We have records of the popular vote in our presidential elections going back to 1824. In all that time, there have been only 11 presidents who were elected to a second (consecutive) term. With the exception of the first, Andrew Jackson, every president who has been reelected has received a higher percentage of the popular vote the second time around. Here’s the list, with their percentage improvement:

Andrew Jackson: -1.2%
Abraham Lincoln: +15.5%
Ulysses Grant: +2.9%
William McKinley: +0.5%
Woodrow Wilson: +7.4%
Franklin Roosevelt: +3.4% (-6.1%, -1.4%)
Dwight Eisenhower: +2.2%
Richard Nixon: +17.4%
Ronald Reagan: +8.0%
Bill Clinton: +7.4%
George W. Bush: +2.8%

Grover Cleveland also won a second term, but it was non-consecutive and does not concern us here. We can look at the individual circumstances of each of these elections and find reasons why the popular vote percentage increased. Reagan and Clinton faced fairly strong third-party challengers in their first election, for example, which kept their numbers down. Lincoln’s reelection took place during the Civil War. But the point remains that presidents tend to have two fates: they are rejected, or they win reelection by a larger margin. We have to go back to the election of 1832 to find a counterexample. So, why do so many people assume that Obama will win reelection, but by a narrower margin?
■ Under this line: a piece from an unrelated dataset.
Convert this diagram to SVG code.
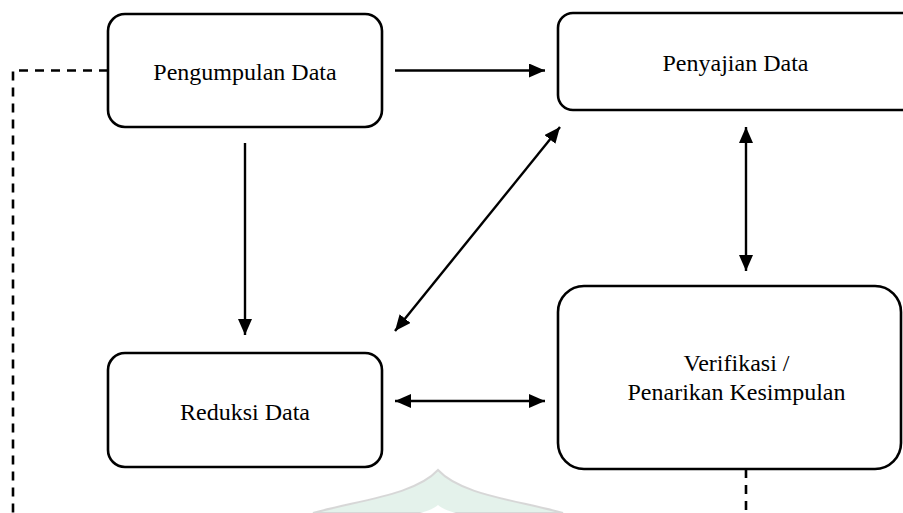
<svg xmlns="http://www.w3.org/2000/svg" width="903" height="513" viewBox="0 0 903 513">
<style>
.box{fill:none;stroke:#000;stroke-width:2.6}
.lbl{font-family:"Liberation Serif","Times New Roman",serif;font-size:24px;fill:#000;text-anchor:middle}
.conn{stroke:#000;stroke-width:2.4;fill:none}
.dash{stroke:#000;stroke-width:2.6;fill:none;stroke-dasharray:9 7}
</style>
<defs>
<marker id="ah" markerUnits="userSpaceOnUse" markerWidth="16" markerHeight="14" refX="16" refY="7" orient="auto-start-reverse" viewBox="0 0 16 14">
<path d="M0,0 L16,7 L0,14 Z" fill="#000"/>
</marker>
</defs>
<g id="watermark" opacity="0.55">
<path d="M313,513 C360,500 415,495 438,470 C461,495 516,500 563,513 Z" fill="#cfe9dc" stroke="#b8b8b8" stroke-width="2"/>
<path d="M420,513 C430,510 435,508 438,505 C441,508 446,510 456,513 Z" fill="#ffffff"/>
</g>
<g id="connectors">
<path class="dash" d="M108,70.5 H13 V513"/>
<path class="dash" d="M746,469 V513"/>
<line class="conn" x1="395" y1="70.5" x2="545" y2="70.5" marker-end="url(#ah)"/>
<line class="conn" x1="245" y1="143" x2="245" y2="335" marker-end="url(#ah)"/>
<line class="conn" x1="395" y1="331" x2="560" y2="127" marker-start="url(#ah)" marker-end="url(#ah)"/>
<line class="conn" x1="746" y1="127" x2="746" y2="271" marker-start="url(#ah)" marker-end="url(#ah)"/>
<line class="conn" x1="395" y1="401" x2="545" y2="401" marker-start="url(#ah)" marker-end="url(#ah)"/>
</g>
<g id="node-pengumpulan">
<rect class="box" x="108" y="14" width="274" height="113" rx="17"/>
<text class="lbl" x="245" y="80">Pengumpulan Data</text>
</g>
<g id="node-penyajian">
<rect class="box" x="558" y="13" width="370" height="97" rx="15"/>
<text class="lbl" x="735.5" y="71">Penyajian Data</text>
</g>
<g id="node-reduksi">
<rect class="box" x="108" y="353" width="274" height="114" rx="17"/>
<text class="lbl" x="245" y="420">Reduksi Data</text>
</g>
<g id="node-verifikasi">
<rect class="box" x="558" y="286" width="343" height="183" rx="26"/>
<text class="lbl" x="736.5" y="371">Verifikasi /</text>
<text class="lbl" x="736.5" y="400">Penarikan Kesimpulan</text>
</g>
</svg>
No doubt, people are relying on some data. Polling numbers, mainly. But polls this far out are fairly meaningless, and Obama has a comfortable lead in almost all of them. I’ve been reading articles about the Indiana Senate race between Richard Lugar and Richard Mourdock, and I consistently see it predicted that Obama will not win in Indiana this time around. I sometimes hear the same thing said about North Carolina and Virginia. But, here’s my guess, based on history. If Obama loses in Indiana or North Carolina or Virginia, it means he has lost the election. But, if he wins reelection, he will win all three of those states and some new states that he lost four years ago. What states might those be? Arizona and Missouri are possibilities. Georgia and Montana and the Dakotas are not out of the question. It might surprise you, but even South Carolina isn’t out of the question.

For all the Republicans’ efforts, President Obama is nowhere near as polarizing as George W. Bush or Bill Clinton (post-Lewinsky) turned out to be. And the GOP has completely left the mainstream of American politics. I think that Dick Lugar is going to lose his primary next Tuesday. Do you know what that means?
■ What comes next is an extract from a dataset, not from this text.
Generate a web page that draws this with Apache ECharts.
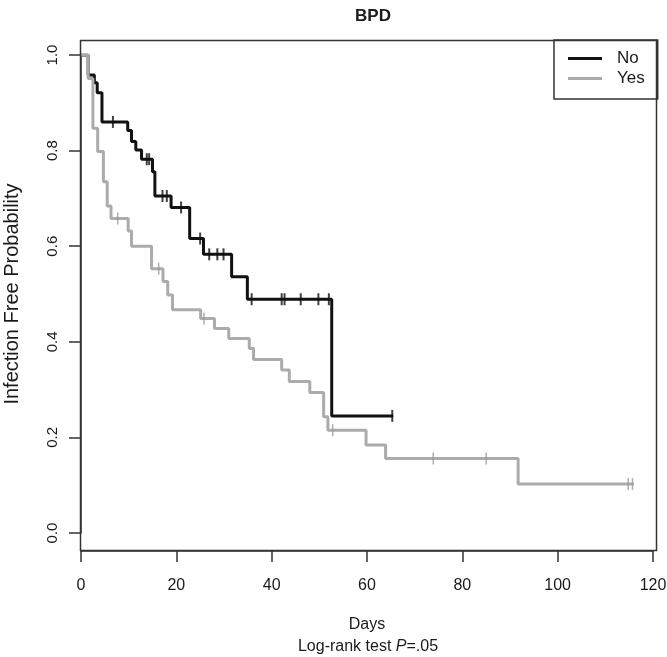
<!DOCTYPE html>
<html>
<head>
<meta charset="utf-8">
<script src="https://cdn.jsdelivr.net/npm/echarts@6/dist/echarts.min.js"></script>
<style>
html,body{margin:0;padding:0;background:#fff;}
#chart{width:667px;height:657px;}
</style>
</head>
<body>
<div id="chart"></div>
<script>
// ---- Data ----
const chartTitle = 'BPD';
const xTitle = 'Days';
const yTitle = 'Infection Free Probability';
const xTicks = [0, 20, 40, 60, 80, 100, 120];
const yTicks = [0.0, 0.2, 0.4, 0.6, 0.8, 1.0];
const groupNames = ['No', 'Yes'];

// "No" group: Kaplan-Meier step points (time in days, survival)
const noTimes = [0, 1.5, 2.8, 3.4, 4.4, 9.8, 10.6, 11.5, 12.7, 15.0, 15.5, 18.9, 22.8, 25.7, 31.6, 34.9, 52.6, 65.5];
const noSurv  = [1.0, 0.958, 0.942, 0.921, 0.860, 0.842, 0.819, 0.801, 0.782, 0.756, 0.705, 0.681, 0.616, 0.583, 0.536, 0.489, 0.245, 0.245];
const noCensorTimes = [6.7, 13.8, 14.3, 17.1, 18.0, 21.0, 25.0, 26.9, 28.6, 29.9, 35.8, 42.1, 42.7, 46.1, 49.8, 52.0, 65.3];
const noCensorSurv  = [0.860, 0.782, 0.782, 0.705, 0.705, 0.681, 0.616, 0.583, 0.583, 0.583, 0.489, 0.489, 0.489, 0.489, 0.489, 0.489, 0.245];

// "Yes" group
const yesTimes = [0, 1.5, 2.5, 3.5, 4.7, 5.5, 6.3, 9.9, 10.6, 14.8, 17.2, 18.2, 19.2, 25.1, 28.0, 31.0, 35.3, 36.2, 42.1, 43.7, 48.0, 50.9, 51.8, 59.8, 63.9, 91.7, 116.0];
const yesSurv  = [1.0, 0.951, 0.847, 0.798, 0.735, 0.684, 0.658, 0.632, 0.600, 0.553, 0.526, 0.498, 0.467, 0.449, 0.428, 0.407, 0.386, 0.363, 0.341, 0.317, 0.294, 0.243, 0.215, 0.184, 0.156, 0.1025, 0.1025];
const yesCensorTimes = [7.7, 16.3, 25.8, 52.8, 73.9, 85.0, 114.8, 115.7];
const yesCensorSurv  = [0.658, 0.553, 0.449, 0.215, 0.156, 0.156, 0.1025, 0.1025];

const pValueText = ['Log-rank test ', 'P', '=.05'];

// ---- Build ----
const zip = (a, b) => a.map((v, i) => [v, b[i]]);
const FONT = "'Liberation Sans Narrow', 'Arial Narrow', 'Liberation Sans', Arial, sans-serif";
const TXT = '#1a1a1a';
const AX = '#333';
const BLACK = '#111111';
const GRAY = '#ababab';

const chart = echarts.init(document.getElementById('chart'), null, {renderer: 'canvas'});
chart.setOption({
  animation: false,
  backgroundColor: '#fff',
  title: {
    text: chartTitle,
    left: 368, top: 3, textAlign: 'center',
    textStyle: {fontFamily: FONT, fontSize: 17, fontWeight: 'bold', color: TXT}
  },
  legend: {
    data: groupNames.map(n => ({name: n})),
    orient: 'vertical',
    left: 554, top: 40,
    padding: [10, 13, 12, 14],
    itemGap: 3,
    itemWidth: 34, itemHeight: 3,
    icon: 'rect',
    borderColor: AX, borderWidth: 1.5,
    backgroundColor: '#fff',
    textStyle: {fontFamily: FONT, fontSize: 17, color: TXT, padding: [0, 0, 0, 10]}
  },
  grid: {left: 81, right: 14, top: 55, bottom: 124, containLabel: false, outerBoundsMode: 'none'},
  xAxis: {
    type: 'value', min: xTicks[0], max: xTicks[xTicks.length - 1], interval: 20,
    offset: 18,
    name: xTitle, nameLocation: 'middle', nameGap: 66,
    nameTextStyle: {fontFamily: FONT, fontSize: 16, color: TXT},
    axisLine: {show: true, onZero: false, lineStyle: {color: AX, width: 1.5}},
    axisTick: {show: true, length: 11, lineStyle: {color: AX, width: 1.5}},
    axisLabel: {margin: 27, fontFamily: FONT, fontSize: 16, color: TXT,
      formatter: v => String(v)},
    splitLine: {show: false}
  },
  yAxis: {
    type: 'value', min: yTicks[0], max: yTicks[yTicks.length - 1], interval: 0.2,
    name: yTitle, nameLocation: 'middle', nameGap: 59, nameRotate: 90,
    nameTextStyle: {fontFamily: FONT, fontSize: 20, color: TXT},
    axisLine: {show: true, onZero: false, lineStyle: {color: AX, width: 1.5}},
    axisTick: {show: true, length: 12, lineStyle: {color: AX, width: 1.5}},
    axisLabel: {margin: 21, rotate: 90, fontFamily: FONT, fontSize: 15, color: TXT,
      formatter: v => v.toFixed(1)},
    splitLine: {show: false}
  },
  graphic: [
    {type: 'rect', z: 100, silent: true,
     shape: {x: 80.5, y: 40.5, width: 576, height: 510},
     style: {fill: 'none', stroke: AX, lineWidth: 1.5}},
    {type: 'text', z: 100, silent: true,
     style: {x: 368, y: 647, align: 'center', verticalAlign: 'middle',
       text: '{a|' + pValueText[0] + '}{i|' + pValueText[1] + '}{a|' + pValueText[2] + '}',
       rich: {
         a: {fontFamily: FONT, fontSize: 16, fill: TXT},
         i: {fontFamily: FONT, fontSize: 16, fontStyle: 'italic', fill: TXT}
       }}}
  ],
  series: [
    {name: groupNames[0], type: 'line', step: 'end', data: zip(noTimes, noSurv),
     showSymbol: false, symbol: 'none', z: 2,
     color: BLACK, lineStyle: {color: BLACK, width: 3}},
    {name: groupNames[1], type: 'line', step: 'end', data: zip(yesTimes, yesSurv),
     showSymbol: false, symbol: 'none', z: 3,
     color: GRAY, lineStyle: {color: GRAY, width: 3}},
    {name: 'No censored', type: 'scatter', data: zip(noCensorTimes, noCensorSurv),
     symbol: 'rect', symbolSize: [2, 12], z: 4,
     itemStyle: {color: BLACK}},
    {name: 'Yes censored', type: 'scatter', data: zip(yesCensorTimes, yesCensorSurv),
     symbol: 'rect', symbolSize: [1.5, 12], z: 5,
     itemStyle: {color: '#9a9a9a'}}
  ]
});
</script>
</body>
</html>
“If Dick Lugar,” said John C. Danforth, a former Republican senator from Missouri, “having served five terms in the U.S. Senate and being the most respected person in the Senate and the leading authority on foreign policy, is seriously challenged by anybody in the Republican Party, we have gone so far overboard that we are beyond redemption.”

Last time around, the GOP lost the support of Chuck Hagel and Colin Powell. Now, perhaps it will be Dick Lugar, John Danforth, and Olympia Snowe. Maybe even Lisa Murkowski. After all, she was booed this weekend at the Alaska GOP Convention, and the Paulistas took over control of the state party:

FAIRBANKS — Ron Paul might have finished a distant third in Alaska’s Republican presidential primary race, but the Texas congressman and his supporters won big at the Republican state convention this weekend.

In a tense and at times openly confrontational convention, Paul’s supporters came out in force to express their distaste with what they call “establishment Republicans” and successfully took control of much of the party.

The biggest victory the Paul supporters took home this weekend was the chairmanship of the Alaska GOP. Russ Millette, a Paul supporter, was elected to replace retiring party Chairman Randy Ruedrich at the state GOP convention in Anchorage.

These are the types of events that cause people to switch long-standing allegiances. For some, it happened when they impeached Clinton, or when they stole the 2000 election or when they invaded Iraq or after Abu Ghraib or when they sent John Bolton to the United Nations or when they intervened in the Terri Schiavo case or when they let New Orleans drown. I know people who switched in each and every one of those cases. I’m sure there are some who finally made the jump after the debt ceiling fiasco. There are limits for almost everyone. The truth is that the GOP isn’t just ceding the center-right to the Democrats. They’re force-feeding the center-right to us. And the election results should reflect that.